Elle explique que cela s’ajoute à d’autres actions qui ont été prises depuis qu’elle est entrée en poste il y a cinq ans. Des places ont notamment été réservées pour les candidats démontrant de l’intérêt pour la médecine des animaux de ferme. Ce secteur manque davantage de médecins vétérinaires, quoiqu’il en manque partout. Une bonification de la cote R est aussi accordée aux étudiants provenant de zones fragilisées en termes d’offre de service.
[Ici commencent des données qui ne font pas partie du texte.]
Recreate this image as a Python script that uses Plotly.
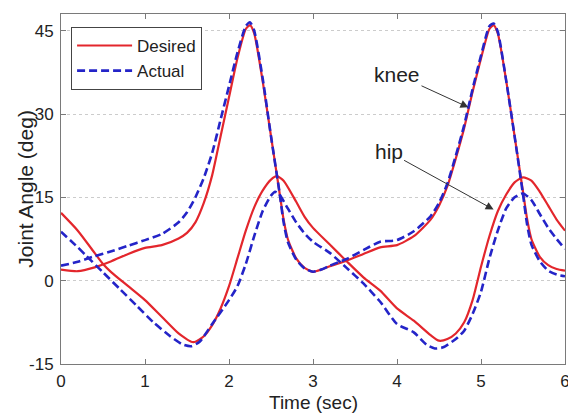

Le chemin pour réaliser son rêve de devenir médecin vétérinaire est donc laborieux, mais Marie Archambault souligne toutefois que les aspirants doivent persévérer. « La résilience, ça paie, dit-elle. Certains sont acceptés après cinq ou six demandes. »
Pour Rachèle Tremblay, si elle veut toujours graduer à Saint-Hyacinthe, elle doit compléter ses quatre premières années et espérer réussir à être acceptée pour sa résidence en cinquième année. Mais encore là, les places disponibles dépendent des départs d’étudiants de la Faculté. Elles sont rarissimes.